Attempts to do this were frustrated by the continuing use of the line for stone traffic to and from Blodwell Quarry.
When it appeared that Railtrack were finally going to relinquish control of the line, the Society decided to form the Cambrian Railways Trust. This was an amalgam of Society members, local authority councillors and officials, and enthusiasts from the wider world of railway preservation, who then started to negotiate with Railtrack for the sale of the line.
Agreement was finally reached with Railtrack for this sale, but following boundary changes within Railtrack from Midland to Great Western, the sale was cancelled and Railtrack informed us that the sale process would not be taken any further until all objections had been removed from the TWAO process. The Transport and Works Act Order allows us to run passenger services, the modern equivalent of the Light Railway Order of previous years.
It became clear at this point that the Society did not not wish to work with the Trust, as many of the objections originated from the Society. While, for two years, we attempted to accommodate the Society’s objections to the TWAO, Network Rail (as Railtrack had now become) decided that the sale process had ended. Until Network Rail decide that the transfer of the line to the Trust can proceed, the TWAO application is “on hold”.

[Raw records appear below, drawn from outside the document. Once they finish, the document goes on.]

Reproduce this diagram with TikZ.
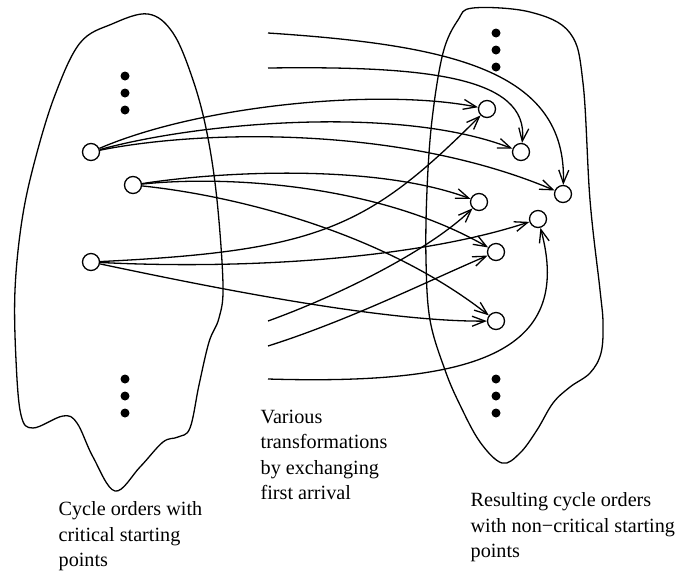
\documentclass[tikz,border=0pt]{standalone}
\usepackage{fontspec}
\setmainfont{Liberation Serif}
\usetikzlibrary{arrows.meta}
\tikzset{
	cyc/.style={circle, draw, minimum size=17pt, inner sep=0pt},
	more/.style={circle, fill, minimum size=9pt, inner sep=0pt},
	exch/.style={-{Straight Barb[length=13pt,width=10pt]}},
	caption/.style={anchor=north west, align=left, inner sep=0pt, font=\fontsize{20.2}{25.5}\selectfont}
}

\begin{document}
\begin{tikzpicture}[x=1pt, y=-1pt, line width=1.3pt]
	\useasboundingbox (0,0) rectangle (676,571);
	%\draw[help lines, step=50] (0,0) grid (676,571);
	\draw plot[smooth cycle, tension=0.6] coordinates {(148,14) (173,33) (193,80) (207,133) (217,200) (223,285) (219,318) (209,342) (199,385) (190,428) (178,437) (163,442) (140,467) (115,491) (93,457) (77,423) (63,416) (33,428) (21,415) (16,360) (15,290) (22,220) (35,160) (55,95) (80,43) (112,24)};%left blob
	\draw plot[smooth cycle, tension=0.6] coordinates {(473,8) (530,12) (570,33) (583,83) (590,200) (600,290) (603,323) (601,353) (590,373) (570,387) (553,403) (537,430) (520,453) (502,463) (480,442) (460,405) (445,370) (430,320) (426,260) (427,190) (432,120) (443,53) (458,20)};%right blob

	\foreach \y in {76,93,110,379,396,413}
		\node[more] (lmore\y) at (125,\y) {};
	\foreach \y in {33,50,67,379,396,413}
		\node[more] (rmore\y) at (496,\y) {};

	\node[cyc] (crit1) at (91,152) {};
	\node[cyc] (crit2) at (133,185) {};
	\node[cyc] (crit3) at (91,262) {};

	\node[cyc] (res1) at (487,109) {};
	\node[cyc] (res2) at (521,152) {};
	\node[cyc] (res3) at (563,194) {};
	\node[cyc] (res4) at (479,202) {};
	\node[cyc] (res5) at (538,219) {};
	\node[cyc] (res6) at (496,252) {};
	\node[cyc] (res7) at (496,321) {};

	\coordinate (stub1) at (268,33);
	\coordinate (stub2) at (268,68);
	\coordinate (stub3) at (268,321);
	\coordinate (stub4) at (268,346);
	\coordinate (stub5) at (268,379);

	\draw[exch] (crit1) .. controls (200,105) and (380,88) .. (res1);
	\draw[exch] (crit1) .. controls (200,122) and (400,105) .. (res2);
	\draw[exch] (crit1) .. controls (200,130) and (400,125) .. (res3);
	\draw[exch] (crit2) .. controls (230,170) and (380,165) .. (res4);
	\draw[exch] (crit2) .. controls (230,175) and (380,185) .. (res6);
	\draw[exch] (crit2) .. controls (230,195) and (380,230) .. (res7);
	\draw[exch] (crit3) .. controls (319,251) and (368,228) .. (res1);
	\draw[exch] (crit3) .. controls (250,270) and (420,258) .. (res5);
	\draw[exch] (crit3) .. controls (200,285) and (380,322) .. (res7);

	\draw[exch] (stub1) .. controls (450,45) and (567,70) .. (res3);
	\draw[exch] (stub2) .. controls (420,66) and (530,75) .. (res2);
	\draw[exch] (stub3) .. controls (340,295) and (430,250) .. (res4);
	\draw[exch] (stub4) .. controls (350,320) and (430,280) .. (res6);
	\draw[exch] (stub5) .. controls (470,385) and (575,355) .. (res5);

	\node[caption] (critlabel) at (58,501) {Cycle orders with\\critical starting\\points};
	\node[caption] (translabel) at (260,409) {Various\\transformations\\by exchanging\\first arrival};
	\node[caption] (reslabel) at (470,492) {Resulting cycle orders\\with non−critical starting\\points};
\end{tikzpicture}
\end{document}
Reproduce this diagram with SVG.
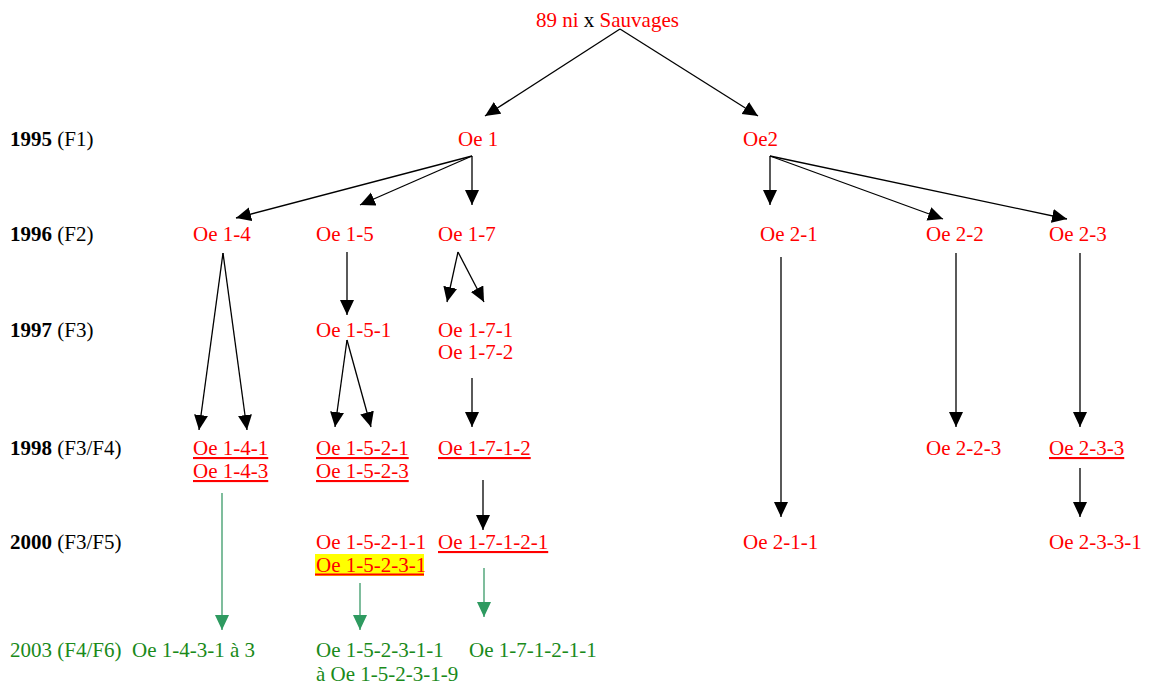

Up until this point the Trust deliberately did not encourage membership so as not to compete with the Society. But following the Society’s refusal to accept the findings of the Peter Middleton Report, where the Trust’s Business plan was accepted, and the Trust were the preferred body to bring the project forward, the Trust opened its doors to general membership. From an initial start of just 8 members there are now nearly 100 members and is growing constantly. An application form for membership can be printed off here.
In theory, it did not matter which part of the Llynclys to Oswestry section was worked on first, but given that the Trust could not access the line north of Llynclys junction, it was inevitable the attention should turn to the section south of Llynclys junction.